I had a dental appointment yesterday down at the medical center. And because there is still so much to get ready for the rodeo I told Doug if he’d take me there I’d take Metro to get home so he wouldn’t have to wait for me. Other than commuters who use the various park and ride lots on the outskirts of the city then take the bus downtown to work, most Houstonians just don’t use mass transit. It’s somewhat of an alien concept; at least to those of us who were raised here.
I actually once dated a guy from Boston who didn’t get his drivers license til he was 30. He said he just never needed a car til he was moving to Texas. I remember thinking that seemed so odd to me.
So knowing that I was going to be traveling with the huddled masses I went to the Metro site yesterday to use their trip planner. I wanted to be prepared. According to their computer there was no way to get home from there. Knowing that was wrong (I knew I could at least get within about 5 mi.) I called back to speak to a human. Anthony at Metro was actually very helpful and gave me all the information I needed.
I’d been lulled into a false sense of preparedness.
At 5 pm I walked from the dentist to the train, bought my ticket, and made it without incident. After the train I had to change to a bus. I was ready. I had cash in hand when I boarded the bus and went to put the money in the money box thingy by the driver.
He stopped me.
“Where’s your Q card?” he asked. I’m sure I looked like the RCA dog with my head tilted as he repeated the question. “Where’s your Q card?” By the time he repeated the question a second time there were 10 people lined up behind me all anxious to get home. By this time it was about 5:30, prime time for commuters.
“Just sit down.” he said with resignation. And I did, as fast as I could which happened to be in the first seat. As I sat there putting the cash back into my purse, all the people who’d been standing behind me boarded the bus flashed their Q cards and looked at me like I should be riding on the ” short bus”. I got the same look from the people on 5the bus who’d been witness to my shame.
I felt like everyone else was a member of a secret club; one to which I was not a member. They all had their secret decoder rings.
A woman in the seat behind mine took pity on me and explained the Q card, something Anthony at Metro had completely omitted telling me about, that bastard.
I rode the rest of the way quietly not wanting to draw any more attention to myself. We got to the final stop, the doors opened and I just sat there. Since I’d taken 2 Benedryl before the dentist and still had a boatload of lidocaine in my mouth, I planned to exit the bus last, so if somehow I made a fool of myself exiting the bus like I did entering it no one would see.
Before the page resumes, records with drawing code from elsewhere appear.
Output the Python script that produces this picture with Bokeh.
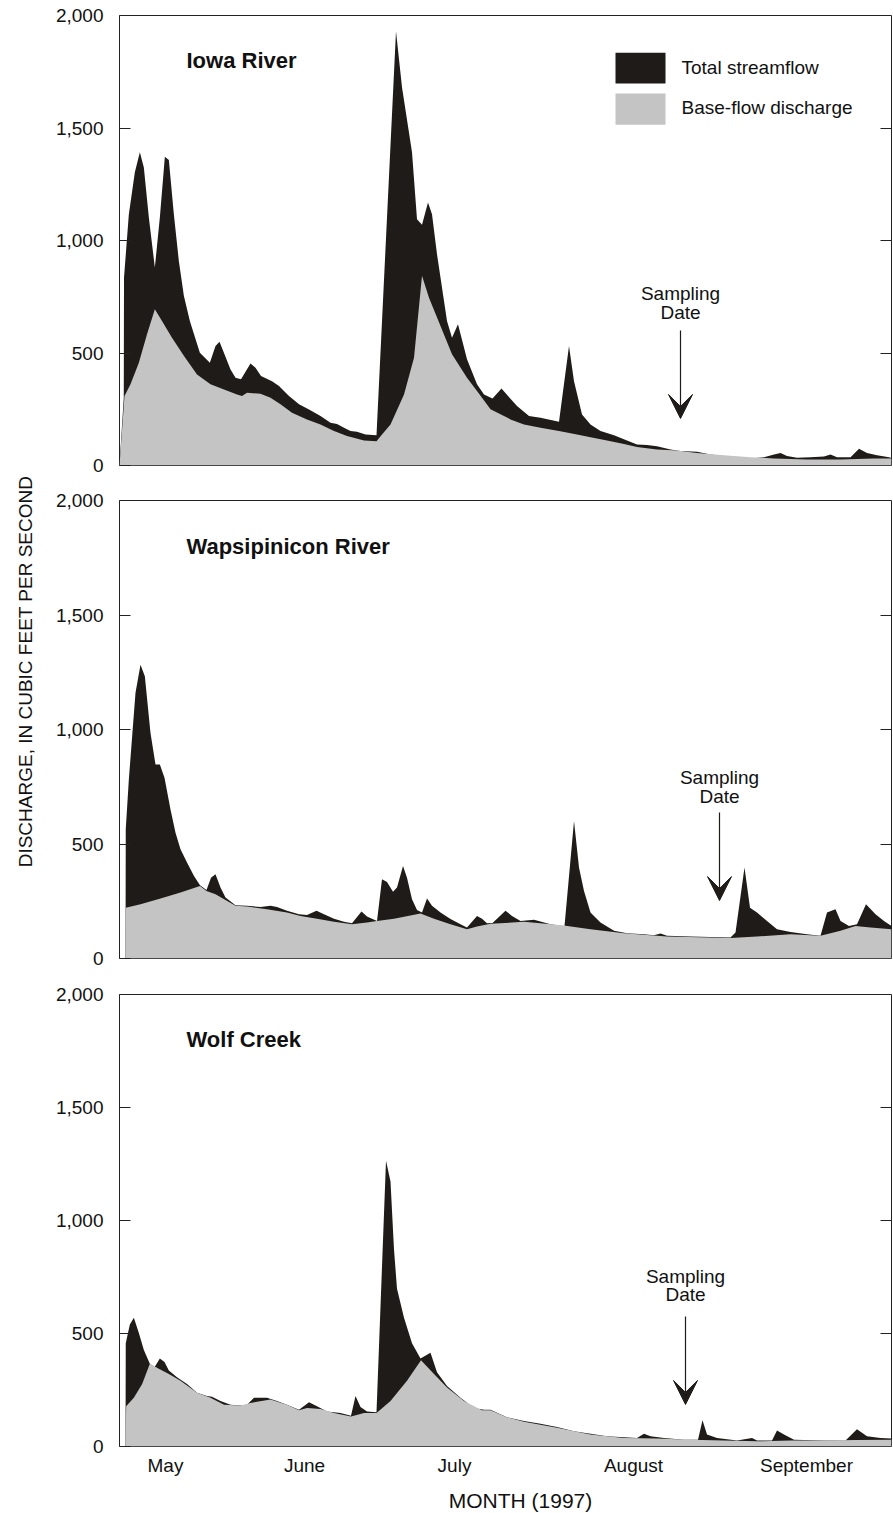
import math
from bokeh.plotting import figure
from bokeh.layouts import column, row
from bokeh.models import (Range1d, LinearAxis, FixedTicker, NumeralTickFormatter,
                          Label, Arrow, VeeHead)
from bokeh.embed import file_html
from bokeh.resources import INLINE

# ---------------- data (day index from start of record, discharge in ft3/s) ----------------
iowa_total_day = [0, 0.85, 0.9, 1.87, 3.07, 4.07, 4.87, 5.87, 7.07, 8.07, 9.07, 9.87, 10.87, 11.87,
                  12.87, 14.07, 16.07, 18.07, 19.2, 20.0, 21.0, 22.2, 23.2, 24.3, 26.2, 27.2, 28.3,
                  30.5, 31.9, 33.9, 35.9, 37.9, 40.2, 42.2, 43.5, 44.9, 46.2, 47.5, 49.2, 51.4, 55.3,
                  56.5, 58.5, 59.5, 60.5, 61.7, 62.5, 63.5, 65.5, 66.5, 67.7, 69.5, 71.5, 72.9, 74.6,
                  76.4, 79.5, 81.9, 84.2, 87.9, 89.9, 90.9, 92.5, 94.2, 96.2, 98.9, 101.5, 103.5,
                  105.5, 107.5, 110.2, 112.2, 115.5, 118.2, 120.9, 123.5, 126.2, 128.9, 130.9, 132.2,
                  133.5, 135.5, 138.2, 140.9, 142.2, 143.5, 146.2, 147.9, 149.5, 151.5, 153.9, 154.4]
iowa_total_cfs = [0, 300, 835, 1117, 1303, 1392, 1325, 1102, 880, 1102, 1372, 1358, 1117, 909,
                  754, 642, 501, 457, 531, 550, 494, 427, 390, 383, 453, 435, 398,
                  375, 353, 309, 272, 249, 220, 190, 185, 168, 153, 150, 138, 135, 1930,
                  1681, 1392, 1095, 1070, 1169, 1117, 939, 642, 568, 628, 472, 361, 316, 298,
                  342, 264, 220, 212, 194, 531, 375, 227, 182, 153, 135, 111, 93,
                  91, 86, 71, 64, 61, 49, 42, 37, 31, 37, 49, 56,
                  42, 34, 37, 40, 49, 37, 37, 74, 56, 46, 37, 33]
iowa_base_day = [0, 1.0, 2.2, 3.87, 5.5, 7.07, 8.5, 10.5, 12.9, 15.5, 18.2, 20.9, 23.5, 24.5, 25.5,
                 28.2, 30.2, 32.2, 34.5, 37.5, 40.2, 42.9, 45.5, 48.9, 51.4, 52.5, 54.2, 56.9, 58.9,
                 60.5, 61.9, 64.2, 66.5, 69.5, 71.5, 74.2, 78.2, 80.9, 84.2, 87.9, 91.5, 94.2, 97.5,
                 100.9, 103.5, 107.5, 111.5, 115.5, 120.9, 126.2, 130.9, 137.5, 144.2, 150.9, 154.4]
iowa_base_cfs = [0, 309, 361, 457, 583, 694, 642, 568, 487, 405, 361, 338, 316, 309, 323,
                 319, 301, 272, 234, 205, 182, 153, 131, 111, 108, 138, 182, 316, 479,
                 843, 746, 620, 494, 390, 331, 250, 205, 182, 168, 153, 138, 126, 111,
                 96, 82, 71, 67, 56, 46, 37, 31, 27, 27, 31, 31]

wapsi_total_day = [1.2, 1.25, 1.87, 2.53, 3.2, 4.2, 5.07, 6.2, 7.2, 8.07, 9.0, 10.2, 11.2, 12.2,
                   13.5, 14.9, 16.1, 17.4, 18.3, 19.2, 20.2, 21.2, 23.2, 25.5, 28.2, 30.2, 31.5,
                   33.5, 35.9, 37.5, 39.4, 40.9, 42.9, 44.9, 46.5, 48.4, 49.5, 51.5, 52.5, 53.5,
                   54.7, 55.5, 56.7, 57.5, 58.5, 59.5, 60.5, 61.5, 62.5, 64.2, 66.2, 68.2, 69.5,
                   71.5, 72.5, 73.5, 74.6, 77.2, 78.5, 80.2, 82.9, 86.2, 88.5, 89.0, 90.9, 91.9,
                   92.9, 94.2, 96.2, 98.9, 101.5, 104.9, 106.9, 108.2, 109.5, 114.2, 118.2, 122.2,
                   123.2, 125.0, 126.1, 127.5, 129.5, 131.5, 134.2, 137.5, 140.2, 141.5, 143.2,
                   144.2, 145.9, 147.5, 149.3, 151.2, 152.9, 154.4]
wapsi_total_cfs = [0, 564, 782, 971, 1160, 1283, 1233, 985, 847, 847, 789, 651, 549, 477,
                   419, 360, 320, 299, 353, 368, 310, 266, 233, 230, 225, 230, 225,
                   208, 193, 190, 208, 193, 174, 160, 154, 205, 183, 164, 346, 334,
                   291, 310, 404, 353, 259, 212, 201, 262, 230, 201, 172, 150, 135,
                   186, 174, 154, 155, 208, 186, 164, 169, 150, 142, 142, 600, 397,
                   295, 201, 157, 121, 110, 106, 102, 109, 99, 96, 94, 92,
                   113, 397, 222, 201, 164, 128, 116, 106, 99, 201, 215,
                   164, 142, 150, 237, 193, 164, 142]
wapsi_base_day = [1.2, 1.25, 4.2, 8.2, 12.2, 16.1, 17.4, 19.2, 23.2, 25.5, 29.5, 33.5, 36.2, 39.5,
                  42.9, 46.5, 49.5, 51.5, 54.9, 60.2, 62.9, 66.2, 69.5, 71.5, 74.2, 80.9, 88.5,
                  94.2, 100.9, 109.5, 122.2, 127.5, 134.2, 140.2, 144.2, 147.2, 150.2, 154.4]
wapsi_base_cfs = [0, 222, 237, 262, 288, 317, 295, 281, 230, 227, 215, 201, 186, 174,
                  160, 150, 157, 164, 174, 196, 174, 150, 128, 140, 152, 160, 145,
                  128, 110, 96, 89, 96, 106, 99, 121, 142, 135, 128]

wolf_total_day = [1.2, 1.25, 2.07, 2.87, 3.87, 4.87, 6.07, 7.0, 8.07, 9.0, 9.87, 11.5, 13.5, 15.5,
                  17.5, 18.5, 20.2, 22.2, 24.2, 25.5, 26.9, 29.5, 31.5, 33.5, 35.9, 37.9, 39.5,
                  41.5, 44.2, 46.3, 47.2, 48.2, 49.5, 51.4, 53.3, 54.2, 54.9, 55.5, 56.9, 58.5,
                  60.2, 62.2, 63.5, 65.5, 68.2, 70.9, 72.9, 74.2, 77.5, 80.9, 84.2, 87.5, 90.9,
                  94.2, 97.5, 100.9, 103.5, 104.9, 106.2, 108.9, 112.9, 115.7, 116.6, 117.5, 119.5,
                  123.5, 126.5, 127.5, 130.5, 131.5, 132.9, 134.9, 140.9, 145.2, 147.5, 149.5,
                  152.2, 154.4]
wolf_total_cfs = [0, 457, 540, 570, 502, 427, 366, 351, 389, 374, 336, 306, 276, 238,
                  223, 220, 201, 185, 181, 185, 216, 216, 201, 185, 163, 196, 178,
                  155, 148, 136, 223, 175, 155, 151, 1264, 1173, 872, 698, 570, 457,
                  389, 415, 329, 268, 216, 170, 163, 163, 129, 113, 101, 86, 68,
                  56, 45, 41, 38, 56, 45, 38, 30, 30, 116, 53, 38,
                  26, 38, 26, 26, 71, 53, 30, 27, 27, 76, 45,
                  38, 35]
wolf_base_day = [1.2, 1.33, 2.87, 4.53, 6.07, 7.87, 9.87, 12.2, 15.5, 18.2, 20.9, 24.2, 26.2, 30.2,
                 33.5, 35.9, 37.5, 40.2, 42.9, 46.3, 48.9, 51.4, 54.2, 57.5, 60.3, 62.9, 65.5,
                 68.9, 72.5, 74.2, 77.5, 80.9, 87.5, 94.2, 100.9, 107.5, 114.2, 120.9, 127.5,
                 134.2, 140.9, 147.5, 154.4]
wolf_base_cfs = [0, 178, 216, 276, 366, 344, 321, 291, 238, 216, 185, 181, 193, 208,
                 185, 160, 170, 166, 148, 133, 148, 148, 201, 291, 382, 321, 261,
                 201, 160, 160, 129, 110, 83, 53, 38, 35, 30, 26, 23,
                 26, 26, 29, 30]

# sampling dates (day index) and panel names
sampling_day = [112.2, 120.0, 113.2]
panel_names = ["Iowa River", "Wapsipinicon River", "Wolf Creek"]
month_names = ["May", "June", "July", "August", "September"]
month_ticks = [9.2, 37.0, 67.0, 102.8, 137.4]
y_ticks = [0, 500, 1000, 1500, 2000]

# ---------------- styling ----------------
FONT = "Liberation Sans"
BLACK = "#1f1b18"
GRAY = "#c4c4c4"
TXT = "#111111"
X_END = 154.4
LABEL_W = 40          # width of the strip that holds the shared y-axis title
TOTAL_H = 1512
MAIN_W = 893 - LABEL_W
XTITLE_H = 28         # strip below the panels holding the x-axis title

series = [
    (iowa_total_day, iowa_total_cfs, iowa_base_day, iowa_base_cfs),
    (wapsi_total_day, wapsi_total_cfs, wapsi_base_day, wapsi_base_cfs),
    (wolf_total_day, wolf_total_cfs, wolf_base_day, wolf_base_cfs),
]
# (height, border top, border bottom)
geom = [(482, 15, 17), (494, 18, 18), (508, 18, 38)]
# arrow (start, end) in cfs and text rows for "Sampling"/"Date"
arrow_y = [(600, 209), (638, 253), (575, 186)]
text_y = [(764, 680), (790, 707), (752, 673)]

figs = []
for i in range(3):
    h, bt, bb = geom[i]
    p = figure(width=MAIN_W, height=h, x_range=Range1d(0, X_END), y_range=Range1d(0, 2000),
               output_backend="svg", toolbar_location=None,
               x_axis_location=("below" if i == 2 else None),
               min_border_left=119 - LABEL_W, min_border_right=2,
               min_border_top=bt, min_border_bottom=bb)
    p.grid.visible = False
    p.outline_line_color = "#222222"
    p.outline_line_width = 1
    p.background_fill_color = "white"
    p.border_fill_color = "white"

    td, tv, bd, bv = series[i]
    p.varea(x=td, y1=0, y2=tv, fill_color=BLACK)
    p.varea(x=bd, y1=0, y2=bv, fill_color=GRAY)

    ya = p.yaxis[0]
    ya.ticker = FixedTicker(ticks=y_ticks)
    ya.formatter = NumeralTickFormatter(format="0,0")
    ya.major_tick_in = 11
    ya.major_tick_out = 0
    ya.minor_tick_line_color = None
    ya.axis_line_color = None
    ya.major_tick_line_color = "#222222"
    ya.major_label_standoff = 16
    ya.major_label_text_font = FONT
    ya.major_label_text_font_size = "19px"
    ya.major_label_text_color = TXT

    ra = LinearAxis(ticker=FixedTicker(ticks=[500, 1000, 1500]), major_tick_in=11, major_tick_out=0,
                    major_label_text_font_size="0px", major_label_text_color=None,
                    major_label_standoff=0, axis_line_color=None, minor_tick_line_color=None,
                    major_tick_line_color="#222222")
    p.add_layout(ra, "right")

    p.add_layout(Label(x=13.4, y=1800, text=panel_names[i], text_font=FONT,
                       text_font_style="bold", text_font_size="22px", text_color=TXT,
                       text_align="left", text_baseline="middle"))

    sx = sampling_day[i]
    ys, ye = arrow_y[i]
    p.add_layout(Arrow(end=VeeHead(size=24, fill_color=BLACK, line_color=BLACK, line_width=1),
                       x_start=sx, y_start=ys, x_end=sx, y_end=ye,
                       line_color=BLACK, line_width=1.2))
    t1, t2 = text_y[i]
    for txt, ty in (("Sampling", t1), ("Date", t2)):
        p.add_layout(Label(x=sx, y=ty, text=txt, text_font=FONT, text_font_size="19px",
                           text_color=TXT, text_align="center", text_baseline="middle"))

    if i == 0:
        # legend swatches
        p.quad(left=[99.2], right=[109.2], top=[1835], bottom=[1698], fill_color=BLACK, line_color=None)
        p.quad(left=[99.2], right=[109.2], top=[1653], bottom=[1515], fill_color=GRAY, line_color=None)
        p.add_layout(Label(x=112.4, y=1769, text="Total streamflow", text_font=FONT,
                           text_font_size="19px", text_color=TXT,
                           text_align="left", text_baseline="middle"))
        p.add_layout(Label(x=112.4, y=1591, text="Base-flow discharge", text_font=FONT,
                           text_font_size="19px", text_color=TXT,
                           text_align="left", text_baseline="middle"))
    if i == 2:
        xa = p.xaxis[0]
        xa.ticker = FixedTicker(ticks=month_ticks)
        xa.major_label_overrides = {t: m for t, m in zip(month_ticks, month_names)}
        xa.major_tick_in = 0
        xa.major_tick_out = 0
        xa.minor_tick_line_color = None
        xa.axis_line_color = None
        xa.major_label_standoff = 8
        xa.major_label_text_font = FONT
        xa.major_label_text_font_size = "19px"
        xa.major_label_text_color = TXT
    figs.append(p)

# strip below the panels carrying the x-axis title (its frame lines up with the panels' frames)
xt = figure(width=MAIN_W, height=XTITLE_H, x_range=Range1d(0, X_END), y_range=Range1d(0, XTITLE_H),
            output_backend="svg", toolbar_location=None, x_axis_location=None, y_axis_location=None,
            min_border_left=119 - LABEL_W, min_border_right=2, min_border_top=0, min_border_bottom=0)
xt.grid.visible = False
xt.outline_line_color = None
xt.add_layout(Label(x=80.2, y=12, text="MONTH (1997)", text_font=FONT,
                    text_font_size="21px", text_color=TXT,
                    text_align="center", text_baseline="middle"))

# narrow strip carrying the shared y-axis title
lab = figure(width=LABEL_W, height=TOTAL_H, x_range=Range1d(0, LABEL_W), y_range=Range1d(0, TOTAL_H),
             output_backend="svg", toolbar_location=None, x_axis_location=None, y_axis_location=None,
             min_border_left=0, min_border_right=0, min_border_top=0, min_border_bottom=0)
lab.grid.visible = False
lab.outline_line_color = None
lab.add_layout(Label(x=25, y=TOTAL_H - 671, text="DISCHARGE, IN CUBIC FEET PER SECOND",
                     angle=math.pi / 2, text_font=FONT, text_font_size="19px",
                     text_color=TXT, text_align="center", text_baseline="middle"))

layout = row(lab, column(*figs, xt, spacing=0), spacing=0)
open("out.html", "w").write(file_html(layout, INLINE))
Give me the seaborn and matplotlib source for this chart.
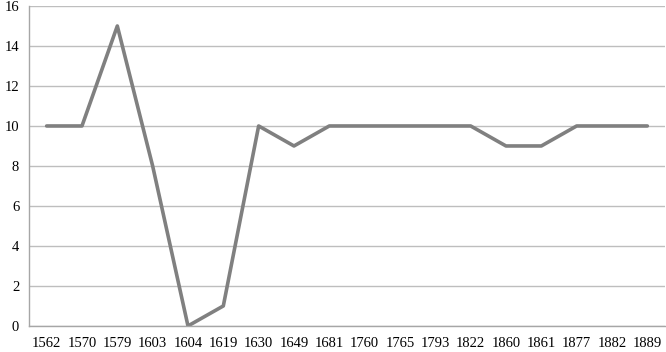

Everyone lined up to exit the bus and stood there for about 90 seconds not saying a thing. Then they started filing by me giving me the same condescending look I’d gotten when I got on the damn bus.
WTF?? What could I possibly have I done now?
When everyone else was off the bus, the bus driver looked at me and said “You were supposed to get off first.” as he pointed to a sign which said the first seat was reserved for people with disabilities. I’d been in such a hurry to sit down I hadn’t even noticed.
I probably reminded them of Kramer.
Check out the clip from about 2:13 onward. Sorry you’ve got to click on the link. The embedding was disabled.
And no, I’m not making fun of anyone but myself. Remember that after Brett’s stroke he was in resource classes for years.